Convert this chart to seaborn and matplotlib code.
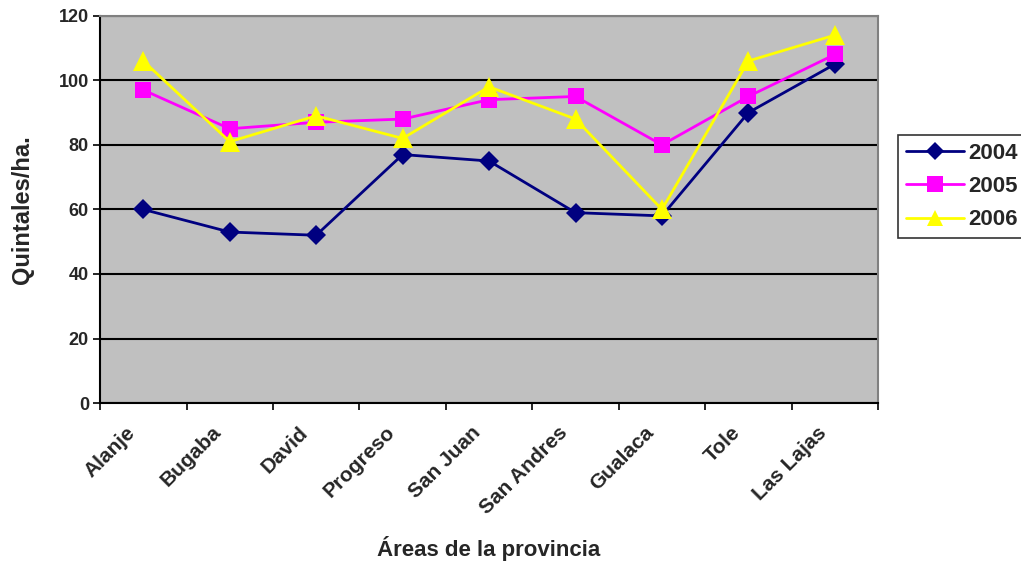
import matplotlib
matplotlib.use("Agg")
import matplotlib.pyplot as plt
import matplotlib.transforms as mtransforms
from matplotlib.ticker import FixedLocator
import pandas as pd
import seaborn as sns

# Rendimiento por área (quintales/ha.)
areas = ["Alanje", "Bugaba", "David", "Progreso", "San Juan",
         "San Andres", "Gualaca", "Tole", "Las Lajas"]
y2004 = [60, 53, 52, 77, 75, 59, 58, 90, 105]
y2005 = [97, 85, 87, 88, 94, 95, 80, 95, 108]
y2006 = [106, 81, 89, 82, 98, 88, 60, 106, 114]
years = ["2004", "2005", "2006"]

df = pd.concat([
    pd.DataFrame({"area": areas, "valor": vals, "year": yr})
    for yr, vals in zip(years, [y2004, y2005, y2006])
])

sns.set_style("white")
plt.rcParams["font.family"] = ["Liberation Sans", "DejaVu Sans"]
plt.rcParams["font.weight"] = "bold"

fig = plt.figure(figsize=(10.21, 5.63), dpi=100)
ax = fig.add_axes([0.098, 0.284, 0.762, 0.688])
ax.set_facecolor("#C0C0C0")

palette = {"2004": "#000080", "2005": "#FF00FF", "2006": "#FFFF00"}
markers = {"2004": "D", "2005": "s", "2006": "^"}
sns.lineplot(data=df, x="area", y="valor", hue="year", style="year",
             palette=palette, markers=markers, dashes=False, sort=False,
             linewidth=2, markersize=11, markeredgewidth=0, ax=ax,
             legend=False)
for line, ms in zip(ax.lines, [10, 12, 14]):
    line.set_markersize(ms)

ax.set_xlim(-0.5, len(areas) - 0.5)
ax.set_ylim(0, 120)
ax.set_yticks(range(0, 121, 20))
ax.yaxis.grid(True, color="black", linewidth=1.5)
ax.set_axisbelow(True)

ax.set_xticks(range(len(areas)))
ax.xaxis.set_minor_locator(FixedLocator([i - 0.5 for i in range(len(areas) + 1)]))
ax.tick_params(axis="x", which="major", length=0, pad=19)
ax.tick_params(axis="x", which="minor", length=5, width=1.2, direction="out", color="black")
ax.tick_params(axis="y", length=5, width=1.2, direction="out", color="black",
               labelsize=13, pad=3)
ax.xaxis.set_ticks_position("bottom")
ax.yaxis.set_ticks_position("left")
ax.set_xticklabels(areas, rotation=45, ha="right", va="center",
                   rotation_mode="anchor", fontsize=15, fontweight="bold")
# move the slanted names a bit left, like the original
shift = mtransforms.ScaledTranslation(-8 / 72, 0, fig.dpi_scale_trans)
for lab in ax.get_xticklabels():
    lab.set_transform(lab.get_transform() + shift)
for lab in ax.get_yticklabels():
    lab.set_fontweight("bold")

for side in ["left", "bottom"]:
    ax.spines[side].set_color("black")
    ax.spines[side].set_linewidth(1.5)
for side in ["top", "right"]:
    ax.spines[side].set_color("#808080")
    ax.spines[side].set_linewidth(1.5)

ax.set_xlabel("Áreas de la provincia", fontsize=16, fontweight="bold")
ax.set_ylabel("Quintales/ha.", fontsize=17, fontweight="bold")
ax.xaxis.label.set_va("center")
ax.yaxis.label.set_va("center")
ax.xaxis.set_label_coords(0.5, -0.375)
ax.yaxis.set_label_coords(-0.1, 0.5)

handles = [plt.Line2D([], [], color=palette[y], marker=markers[y], linewidth=2,
                      markersize=ms, markeredgewidth=0)
           for y, ms in zip(years, [9, 11, 12])]
leg = fig.legend(handles, years, loc="upper left", bbox_to_anchor=(0.8795, 0.760),
                 frameon=True, fancybox=False, prop={"weight": "bold", "size": 16},
                 handlelength=2.6, borderpad=0.35, labelspacing=0.55, handletextpad=0.2,
                 borderaxespad=0)
leg.get_frame().set_edgecolor("black")
leg.get_frame().set_linewidth(1.2)

fig.savefig("out.png", dpi=100)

* TASK TO COMPLETE
Give every line above again exactly, with no pictures.

* WRITTEN SOLUTION
Convert this chart to seaborn and matplotlib code.
import matplotlib
matplotlib.use("Agg")
import matplotlib.pyplot as plt
import matplotlib.transforms as mtransforms
from matplotlib.ticker import FixedLocator
import pandas as pd
import seaborn as sns

# Rendimiento por área (quintales/ha.)
areas = ["Alanje", "Bugaba", "David", "Progreso", "San Juan",
         "San Andres", "Gualaca", "Tole", "Las Lajas"]
y2004 = [60, 53, 52, 77, 75, 59, 58, 90, 105]
y2005 = [97, 85, 87, 88, 94, 95, 80, 95, 108]
y2006 = [106, 81, 89, 82, 98, 88, 60, 106, 114]
years = ["2004", "2005", "2006"]

df = pd.concat([
    pd.DataFrame({"area": areas, "valor": vals, "year": yr})
    for yr, vals in zip(years, [y2004, y2005, y2006])
])

sns.set_style("white")
plt.rcParams["font.family"] = ["Liberation Sans", "DejaVu Sans"]
plt.rcParams["font.weight"] = "bold"

fig = plt.figure(figsize=(10.21, 5.63), dpi=100)
ax = fig.add_axes([0.098, 0.284, 0.762, 0.688])
ax.set_facecolor("#C0C0C0")

palette = {"2004": "#000080", "2005": "#FF00FF", "2006": "#FFFF00"}
markers = {"2004": "D", "2005": "s", "2006": "^"}
sns.lineplot(data=df, x="area", y="valor", hue="year", style="year",
             palette=palette, markers=markers, dashes=False, sort=False,
             linewidth=2, markersize=11, markeredgewidth=0, ax=ax,
             legend=False)
for line, ms in zip(ax.lines, [10, 12, 14]):
    line.set_markersize(ms)

ax.set_xlim(-0.5, len(areas) - 0.5)
ax.set_ylim(0, 120)
ax.set_yticks(range(0, 121, 20))
ax.yaxis.grid(True, color="black", linewidth=1.5)
ax.set_axisbelow(True)

ax.set_xticks(range(len(areas)))
ax.xaxis.set_minor_locator(FixedLocator([i - 0.5 for i in range(len(areas) + 1)]))
ax.tick_params(axis="x", which="major", length=0, pad=19)
ax.tick_params(axis="x", which="minor", length=5, width=1.2, direction="out", color="black")
ax.tick_params(axis="y", length=5, width=1.2, direction="out", color="black",
               labelsize=13, pad=3)
ax.xaxis.set_ticks_position("bottom")
ax.yaxis.set_ticks_position("left")
ax.set_xticklabels(areas, rotation=45, ha="right", va="center",
                   rotation_mode="anchor", fontsize=15, fontweight="bold")
# move the slanted names a bit left, like the original
shift = mtransforms.ScaledTranslation(-8 / 72, 0, fig.dpi_scale_trans)
for lab in ax.get_xticklabels():
    lab.set_transform(lab.get_transform() + shift)
for lab in ax.get_yticklabels():
    lab.set_fontweight("bold")

for side in ["left", "bottom"]:
    ax.spines[side].set_color("black")
    ax.spines[side].set_linewidth(1.5)
for side in ["top", "right"]:
    ax.spines[side].set_color("#808080")
    ax.spines[side].set_linewidth(1.5)

ax.set_xlabel("Áreas de la provincia", fontsize=16, fontweight="bold")
ax.set_ylabel("Quintales/ha.", fontsize=17, fontweight="bold")
ax.xaxis.label.set_va("center")
ax.yaxis.label.set_va("center")
ax.xaxis.set_label_coords(0.5, -0.375)
ax.yaxis.set_label_coords(-0.1, 0.5)

handles = [plt.Line2D([], [], color=palette[y], marker=markers[y], linewidth=2,
                      markersize=ms, markeredgewidth=0)
           for y, ms in zip(years, [9, 11, 12])]
leg = fig.legend(handles, years, loc="upper left", bbox_to_anchor=(0.8795, 0.760),
                 frameon=True, fancybox=False, prop={"weight": "bold", "size": 16},
                 handlelength=2.6, borderpad=0.35, labelspacing=0.55, handletextpad=0.2,
                 borderaxespad=0)
leg.get_frame().set_edgecolor("black")
leg.get_frame().set_linewidth(1.2)

fig.savefig("out.png", dpi=100)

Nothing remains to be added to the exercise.